Et votre cadavre, on en fera quoi ?
Longtemps, pareille question ne fut même pas pensable. Le sort des dépouilles était fixé une fois pour toutes. Dans chaque société, les rites, mythes et croyances ne laissaient nulle place aux décisions individuelles. L’Egypte antique conservait du corps mort tout ce qui pouvait l’être. L’Inde, au contraire, le consumait entièrement. Les monothéismes inhumaient les défunts dans l’attente d’une résurrection finale. En dépit de la diversité des systèmes religieux et des pratiques funéraires qui leur étaient liées, ce point central demeurait : tout était prévu, rien n’était à choisir. Voilà qui a changé.
Car la mort, désormais, est « un sujet neuf ». En tout cas en France, et bien sûr en Europe, et même dans tout l’Occident. En peu de temps, la crémation est devenue un phénomène de masse. Les chiffres nationaux sont impressionnants : 0,44 % en 1974, 32 % en 2013, bien plus aujourd’hui puisque le phénomène ne cesse de croître. Dans les grandes villes françaises, il y a déjà plusieurs années que les « crématisés » sont plus nombreux que les « inhumés ». Or il s’agit bien, à présent, de décisions personnelles. Mais sur quoi au juste sont-elles fondées ? Comment sont-elles motivées ? Ces interrogations fournissent la trame d’un beau dialogue entre deux personnalités attachantes, le philosophe et indianiste Michel Hulin et Jean-Philippe de Tonnac, journaliste et écrivain.

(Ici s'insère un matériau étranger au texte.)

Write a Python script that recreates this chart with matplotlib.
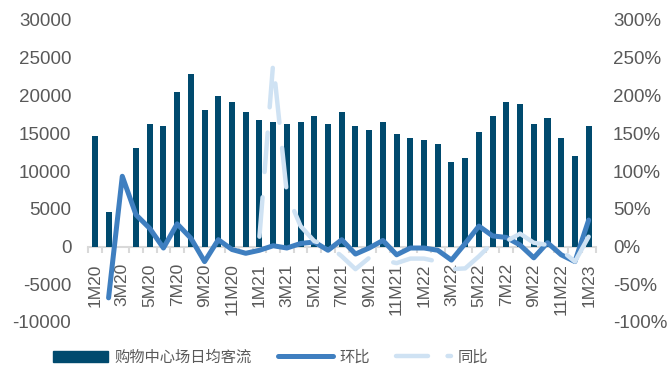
import numpy as np
import matplotlib
matplotlib.use("Agg")
import matplotlib.pyplot as plt
from matplotlib.ticker import FuncFormatter, FixedLocator
from matplotlib.lines import Line2D
from matplotlib.patches import Patch

plt.rcParams['font.family'] = ['Liberation Sans', 'Noto Sans CJK SC', 'DejaVu Sans']
plt.rcParams['axes.unicode_minus'] = False

months = ['1M20', '2M20', '3M20', '4M20', '5M20', '6M20', '7M20', '8M20', '9M20', '10M20', '11M20', '12M20',
          '1M21', '2M21', '3M21', '4M21', '5M21', '6M21', '7M21', '8M21', '9M21', '10M21', '11M21', '12M21',
          '1M22', '2M22', '3M22', '4M22', '5M22', '6M22', '7M22', '8M22', '9M22', '10M22', '11M22', '12M22',
          '1M23']

traffic = [14700, 4600, np.nan, 13050, 16200, 15950, 20450, 22850, 18100, 19950, 19150, 17800,
           16750, 16500, 16200, 16500, 17300, 16200, 17800, 15950, 15450, 16500, 14900, 14400,
           14100, 13600, 11200, 11700, 15200, 17300, 19150, 18900, 16200, 17000, 14400, 12000,
           15950]

mom = [np.nan, -68, 93, 42, 24, -2, 30, 11, -20, 9, -4, -9,
       -5, 1, -2, 4, 6, -5, 9, -10, -2, 8, -11, -2,
       -2, -5, -18, 4, 27, 14, 12, 2, -15, 5, -11, -20,
       35]

yoy = [np.nan] * 12 + [13, 243, 70, 27, 7, 2, -13, -30, -15, -18, -22, -16,
                       -16, -20, -30, -29, -13, 5, 7, 17, 5, 2, -5, -20,
                       13]

bar_color = '#004a6e'
mom_color = '#3f7fc0'
yoy_color = '#cfe2f3'
text_color = '#595959'

fig = plt.figure(figsize=(6.72, 3.69), dpi=100)
ax = fig.add_axes([88/672, 1-322/369, (595.5-88)/672, (322-20)/369])
x = np.arange(len(months))
ax.bar(x, traffic, width=0.44, color=bar_color, zorder=2)
ax.set_xlim(-0.5, len(months)-0.5)
ax.set_ylim(-10000, 30000)
ax.set_yticks(np.arange(-10000, 30001, 5000))
ax.tick_params(axis='y', length=0, labelsize=13.5, labelcolor=text_color, pad=12)
for s in ['top', 'right', 'left']:
    ax.spines[s].set_visible(False)
ax.spines['bottom'].set_position(('data', 0))
ax.spines['bottom'].set_color('#d9d9d9')
ax.spines['bottom'].set_linewidth(1.5)
ax.spines['bottom'].set_zorder(1)
ax.set_xticks(x[::2])
ax.set_xticklabels(months[::2], rotation=90, fontsize=12.5, color=text_color)
ax.xaxis.set_minor_locator(FixedLocator(np.arange(-0.5, len(months), 1)))
ax.tick_params(axis='x', which='major', length=0, pad=12)
ax.tick_params(axis='x', which='minor', length=4, width=1.5, color='#d9d9d9', direction='out')

ax2 = ax.twinx()
ax2.set_ylim(-100, 300)
ax2.set_yticks(np.arange(-100, 301, 50))
ax2.yaxis.set_major_formatter(FuncFormatter(lambda v, p: f'{int(v)}%'))
ax2.tick_params(axis='y', length=0, labelsize=13.5, labelcolor=text_color, pad=12.5)
for s in ax2.spines.values():
    s.set_visible(False)

ax2.plot(x, mom, color=mom_color, lw=3.6, solid_capstyle='round', solid_joinstyle='round', zorder=3)
yoy_line, = ax2.plot(x, yoy, color=yoy_color, lw=3.2, zorder=4,
                     dash_capstyle='round', dash_joinstyle='round')
yoy_line.set_dashes((8.9, 5.7))

handles = [Patch(color=bar_color),
           Line2D([], [], color=mom_color, lw=3.6, solid_capstyle='round'),
           Line2D([], [], color=yoy_color, lw=3.2, dashes=(7.2, 4.4), dash_capstyle='round')]
labels = ['购物中心场日均客流', '环比', '同比']
leg = fig.legend(handles, labels, loc='center left', bbox_to_anchor=(53/672, 1 - 357/369),
                 ncol=3, frameon=False, handlelength=3.6, handleheight=0.7,
                 columnspacing=1.75, handletextpad=0.4, borderpad=0, borderaxespad=0,
                 prop={'family': ['Noto Sans CJK SC', 'DejaVu Sans'], 'size': 11})
for t in leg.get_texts():
    t.set_color(text_color)

fig.savefig('out.png', dpi=100)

L’un veut être incinéré, l’autre inhumé. Chacun, en cherchant à formuler les raisons de sa préférence, expose des pans d’enfance, livre des émotions. Ce que fait voir à merveille ce long entretien sans fard, c’est d’abord combien ce choix engage les fragilités et forces les plus intimes. Longtemps avant d’être un grand connaisseur des doctrines indiennes, Michel Hulin fut enfant de chœur dans un village du nord de la France, accompagnant le prêtre auprès des agonisants et le corbillard auprès des tombes. « La crémation, dit-il, a pour moi quelque chose de métaphysique. C’est l’idée d’une rupture définitive avec le parcours terrestre. » A l’inverse, Jean-Philippe de Tonnac ne peut imaginer ni mort totale ni intégrale néantisation, et rêve que son corps, sans savoir comment, repose quelque part pour un passage vers un ailleurs infigurable.

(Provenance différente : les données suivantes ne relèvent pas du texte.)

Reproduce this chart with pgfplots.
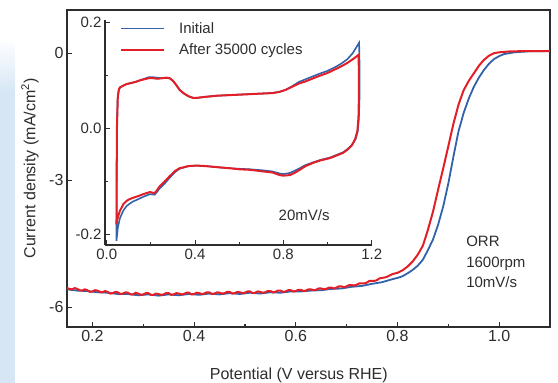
\documentclass[border=0pt]{standalone}
\usepackage{pgfplots}
\pgfplotsset{compat=1.18}
\usepackage{fontspec}
\setmainfont{Liberation Sans}

\definecolor{cvblue}{RGB}{50,98,170}
\definecolor{cvred}{RGB}{226,30,38}
\definecolor{framegray}{RGB}{45,45,45}
\definecolor{slideblue}{RGB}{214,230,245}

\begin{document}
\begin{tikzpicture}[x=1pt,y=1pt]
\useasboundingbox (0,0) rectangle (558,383);
% light slide strip on the left edge
\shade[top color=white, bottom color=slideblue] (0,290) rectangle (15,345);
\fill[slideblue] (0,0) rectangle (15,290);

% ---------------- main ORR polarisation curves ----------------
\begin{axis}[
  at={(67pt,56pt)}, anchor=south west,
  width=483pt, height=317pt, scale only axis,
  xmin=0.15, xmax=1.1, ymin=-6.47, ymax=1.02,
  xtick={0.2,0.4,0.6,0.8,1.0}, minor xtick={0.3,0.5,0.7,0.9},
  ytick={0,-3,-6},
  tick align=inside, xtick pos=left, ytick pos=left,
  major tick length=5pt, minor tick length=3pt,
  axis line style={framegray, line width=1.3pt},
  every tick/.style={framegray, line width=1.2pt},
  tick label style={font=\fontsize{16}{18}\selectfont, text=framegray},
  /pgf/number format/assume math mode=true,
  xticklabel style={/pgf/number format/.cd, fixed, fixed zerofill, precision=1},
  yticklabel style={/pgf/number format/.cd, fixed, precision=0},
  xlabel={Potential (V versus RHE)},
  ylabel={Current density (mA/cm\textsuperscript{2})},
  label style={font=\fontsize{16}{18}\selectfont, text=framegray},
  xlabel style={at={(axis description cs:0.48,-0.151)}, anchor=center},
  ylabel style={at={(axis description cs:-0.0766,0.5)}, anchor=center},
]
% initial
\addplot[cvblue, line width=1.8pt] table {
0.15 -5.58
0.17 -5.61
0.19 -5.62
0.21 -5.65
0.23 -5.66
0.25 -5.69
0.27 -5.69
0.29 -5.72
0.31 -5.70
0.33 -5.73
0.35 -5.70
0.37 -5.72
0.39 -5.69
0.41 -5.71
0.43 -5.68
0.45 -5.70
0.47 -5.67
0.49 -5.69
0.51 -5.66
0.53 -5.68
0.55 -5.65
0.57 -5.66
0.59 -5.63
0.61 -5.63
0.63 -5.61
0.65 -5.60
0.67 -5.57
0.69 -5.56
0.71 -5.52
0.73 -5.50
0.75 -5.45
0.77 -5.41
0.79 -5.34
0.80 -5.31
0.81 -5.27
0.82 -5.20
0.83 -5.12
0.84 -5.02
0.85 -4.88
0.86 -4.65
0.87 -4.40
0.88 -4.05
0.89 -3.62
0.90 -3.08
0.91 -2.45
0.92 -1.85
0.93 -1.42
0.94 -1.08
0.95 -0.80
0.96 -0.58
0.97 -0.40
0.98 -0.25
0.99 -0.14
1.00 -0.07
1.01 -0.02
1.03 0.02
1.06 0.045
1.10 0.05
};
% after 35000 cycles
\addplot[cvred, line width=2pt] table {
0.150 -5.55
0.155 -5.57
0.160 -5.58
0.165 -5.55
0.170 -5.57
0.175 -5.60
0.180 -5.61
0.185 -5.58
0.190 -5.60
0.195 -5.64
0.200 -5.63
0.205 -5.60
0.210 -5.61
0.215 -5.64
0.220 -5.65
0.225 -5.62
0.230 -5.64
0.235 -5.68
0.240 -5.67
0.245 -5.64
0.250 -5.65
0.255 -5.69
0.260 -5.68
0.265 -5.65
0.270 -5.66
0.275 -5.70
0.280 -5.70
0.285 -5.66
0.290 -5.68
0.295 -5.71
0.300 -5.70
0.305 -5.67
0.310 -5.67
0.315 -5.71
0.320 -5.71
0.325 -5.68
0.330 -5.69
0.335 -5.71
0.340 -5.70
0.345 -5.67
0.350 -5.67
0.355 -5.71
0.360 -5.70
0.365 -5.67
0.370 -5.68
0.375 -5.70
0.380 -5.69
0.385 -5.66
0.390 -5.66
0.395 -5.70
0.400 -5.69
0.405 -5.66
0.410 -5.67
0.415 -5.69
0.420 -5.68
0.425 -5.65
0.430 -5.65
0.435 -5.69
0.440 -5.68
0.445 -5.65
0.450 -5.66
0.455 -5.68
0.460 -5.67
0.465 -5.64
0.470 -5.64
0.475 -5.68
0.480 -5.67
0.485 -5.64
0.490 -5.65
0.495 -5.67
0.500 -5.66
0.505 -5.63
0.510 -5.63
0.515 -5.67
0.520 -5.66
0.525 -5.63
0.530 -5.64
0.535 -5.66
0.540 -5.65
0.545 -5.62
0.550 -5.62
0.555 -5.65
0.560 -5.64
0.565 -5.61
0.570 -5.61
0.575 -5.64
0.580 -5.63
0.585 -5.60
0.590 -5.60
0.595 -5.63
0.600 -5.62
0.605 -5.59
0.610 -5.59
0.615 -5.62
0.620 -5.61
0.625 -5.58
0.630 -5.58
0.635 -5.60
0.640 -5.59
0.645 -5.56
0.650 -5.56
0.655 -5.58
0.660 -5.57
0.665 -5.54
0.670 -5.54
0.675 -5.56
0.680 -5.54
0.685 -5.51
0.690 -5.51
0.695 -5.53
0.700 -5.51
0.705 -5.48
0.710 -5.48
0.715 -5.49
0.720 -5.47
0.725 -5.44
0.730 -5.44
0.735 -5.44
0.740 -5.42
0.745 -5.38
0.750 -5.38
0.755 -5.38
0.760 -5.36
0.765 -5.32
0.770 -5.31
0.775 -5.30
0.780 -5.28
0.790 -5.22
0.800 -5.19
0.810 -5.13
0.820 -5.04
0.830 -4.92
0.840 -4.76
0.850 -4.55
0.860 -4.17
0.870 -3.74
0.880 -3.22
0.890 -2.72
0.900 -2.20
0.910 -1.67
0.920 -1.22
0.930 -0.88
0.940 -0.66
0.950 -0.48
0.960 -0.30
0.970 -0.16
0.980 -0.06
0.990 0.00
1.000 0.02
1.020 0.04
1.050 0.05
1.100 0.05
};
\node[anchor=west, align=left, font=\fontsize{15}{20.5}\selectfont, text=framegray, inner sep=0pt]
  at (axis cs:0.935,-4.94) {ORR\\1600rpm\\10mV/s};
\end{axis}

% ---------------- inset: cyclic voltammograms ----------------
\begin{axis}[
  at={(105pt,138pt)}, anchor=south west,
  width=266.7pt, height=225pt, scale only axis,
  xmin=-0.008, xmax=1.2, ymin=-0.22, ymax=0.205,
  axis x line*=bottom, axis y line*=left,
  xtick={0,0.4,0.8,1.2}, minor xtick={0.2,0.6,1.0},
  ytick={-0.2,0,0.2}, minor ytick={-0.1,0.1},
  tick align=inside,
  major tick length=5pt, minor tick length=3pt,
  axis line style={framegray, line width=1.1pt},
  every tick/.style={framegray, line width=1.1pt},
  tick label style={font=\fontsize{15}{17}\selectfont, text=framegray},
  /pgf/number format/assume math mode=true,
  xticklabel style={/pgf/number format/.cd, fixed, fixed zerofill, precision=1},
  yticklabel style={/pgf/number format/.cd, fixed, fixed zerofill, precision=1},
  legend style={at={(axis description cs:0.056,1.0)}, anchor=north west,
    draw=none, fill=none, font=\fontsize{15}{17}\selectfont, text=framegray,
    row sep=5pt, inner sep=0pt,
    /tikz/every odd column/.append style={column sep=12pt}},
  legend cell align=left,
  legend image code/.code={\draw[#1] (0pt,0pt) -- (43pt,0pt);},
]
\addplot[cvblue, line width=1.6pt] coordinates {
(0.044,-0.212) (0.045,-0.10) (0.046,0.0) (0.049,0.055) (0.054,0.072)
(0.06,0.077) (0.07,0.080) (0.09,0.084) (0.11,0.086) (0.13,0.088)
(0.15,0.091) (0.17,0.094) (0.19,0.097) (0.21,0.097) (0.23,0.096)
(0.25,0.095) (0.27,0.096) (0.285,0.095) (0.30,0.090) (0.315,0.082)
(0.33,0.073) (0.35,0.066) (0.37,0.061) (0.39,0.058) (0.41,0.058)
(0.45,0.060) (0.50,0.062) (0.55,0.063) (0.60,0.064) (0.65,0.065)
(0.70,0.066) (0.75,0.067) (0.78,0.069) (0.81,0.073) (0.84,0.080)
(0.87,0.088) (0.90,0.093) (0.93,0.098) (0.96,0.103) (1.00,0.109)
(1.03,0.115) (1.06,0.122) (1.09,0.131) (1.115,0.143) (1.143,0.162)
(1.145,0.12) (1.145,0.06) (1.142,0.02) (1.137,-0.005) (1.127,-0.020)
(1.11,-0.031) (1.09,-0.039) (1.07,-0.045) (1.04,-0.050) (1.01,-0.055)
(0.97,-0.059) (0.934,-0.064) (0.90,-0.069) (0.874,-0.075) (0.85,-0.080)
(0.829,-0.084) (0.80,-0.086) (0.784,-0.085) (0.75,-0.081) (0.707,-0.079)
(0.65,-0.077) (0.60,-0.076) (0.557,-0.075) (0.50,-0.073) (0.45,-0.071)
(0.406,-0.070) (0.37,-0.071) (0.33,-0.076) (0.31,-0.082) (0.285,-0.093)
(0.26,-0.105) (0.24,-0.113) (0.225,-0.121) (0.217,-0.125) (0.195,-0.124)
(0.165,-0.129) (0.14,-0.134) (0.118,-0.138) (0.10,-0.143) (0.089,-0.147)
(0.075,-0.155) (0.059,-0.170) (0.05,-0.188) (0.044,-0.212)
};
\addlegendentry{Initial}
\addplot[cvred, line width=2pt] coordinates {
(0.044,-0.181) (0.045,-0.08) (0.046,0.0) (0.050,0.060) (0.055,0.074)
(0.06,0.078) (0.07,0.080) (0.09,0.084) (0.11,0.086) (0.13,0.088)
(0.15,0.091) (0.17,0.093) (0.19,0.095) (0.21,0.095) (0.23,0.094)
(0.25,0.095) (0.27,0.096) (0.285,0.095) (0.30,0.090) (0.315,0.082)
(0.33,0.073) (0.35,0.066) (0.37,0.061) (0.39,0.058) (0.41,0.058)
(0.45,0.060) (0.50,0.062) (0.55,0.063) (0.60,0.064) (0.65,0.065)
(0.70,0.066) (0.75,0.067) (0.78,0.069) (0.81,0.073) (0.84,0.079)
(0.87,0.085) (0.90,0.089) (0.93,0.094) (0.96,0.099) (1.00,0.105)
(1.03,0.111) (1.06,0.117) (1.09,0.124) (1.115,0.131) (1.14,0.139)
(1.142,0.110) (1.142,0.06) (1.14,0.02) (1.135,-0.005) (1.125,-0.020)
(1.11,-0.032) (1.09,-0.040) (1.07,-0.046) (1.04,-0.051) (1.01,-0.056)
(0.97,-0.060) (0.934,-0.065) (0.90,-0.071) (0.874,-0.078) (0.85,-0.084)
(0.829,-0.088) (0.80,-0.089) (0.784,-0.088) (0.75,-0.083) (0.707,-0.081)
(0.65,-0.078) (0.60,-0.077) (0.557,-0.075) (0.50,-0.073) (0.45,-0.071)
(0.406,-0.070) (0.37,-0.071) (0.33,-0.075) (0.31,-0.080) (0.285,-0.090)
(0.26,-0.101) (0.24,-0.109) (0.225,-0.118) (0.217,-0.122) (0.195,-0.120)
(0.165,-0.124) (0.14,-0.128) (0.118,-0.131) (0.10,-0.134) (0.089,-0.137)
(0.075,-0.143) (0.059,-0.156) (0.05,-0.168) (0.044,-0.181)
};
\addlegendentry{After 35000 cycles}
\node[font=\fontsize{15}{17}\selectfont, text=framegray] at (axis cs:0.894,-0.164) {20mV/s};
\end{axis}
\end{tikzpicture}
\end{document}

Leur dialogue est d’autant plus intéressant qu’il ne se limite pas à cette dimension subjective. Il interroge tour à tour les justifications traditionnelles, religieuses ou spirituelles, et leur déclin contemporain. Il souligne l’étrange nouveauté à laquelle nous sommes confrontés : inventer des rites de la mort sur fond d’effondrement des eschatologies. Finalement, ce livre interpelle, instruit, et incite à réfléchir, mais sans lourdeur, sur le ton d’une vivante conversation sur la mort.

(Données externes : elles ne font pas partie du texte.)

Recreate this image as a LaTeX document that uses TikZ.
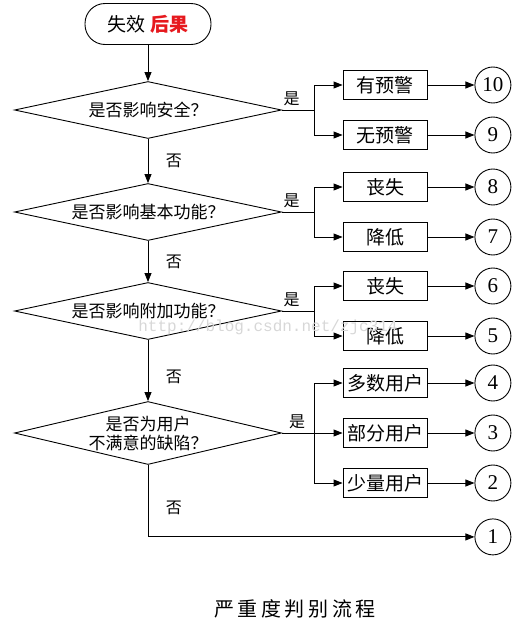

Une antique préoccupation fait donc retour, mais en des termes nouveaux. D’autres livres, cet automne, en témoignent également, celui de Thomas Laqueur, Le Travail des morts( Gallimard), dont il fut question ici le 6 septembre, et sur un autre registre – euthanasie et suicide assisté – l’essai d’Eric Fourneret, Sommes-nous libres de vouloir mourir ? (Albin Michel, 208 p., 17 €). Ce ne sont pas de simples coïncidences éditoriales. Il y a longtemps que Platon, Montaigne, Schopenhauer répétèrent que « philosopher, c’est apprendre à mourir ». Il se pourrait bien que le XXIe siècle, pour qui ne veut pas mourir étourdiment, exige d’apprendre à philosopher.
Au jour du grand passage, que ferez-vous de votre corps ?, de Michel Hulin et Jean-Philippe de Tonnac, Le Bois d’Orion, 270 p., 22 €.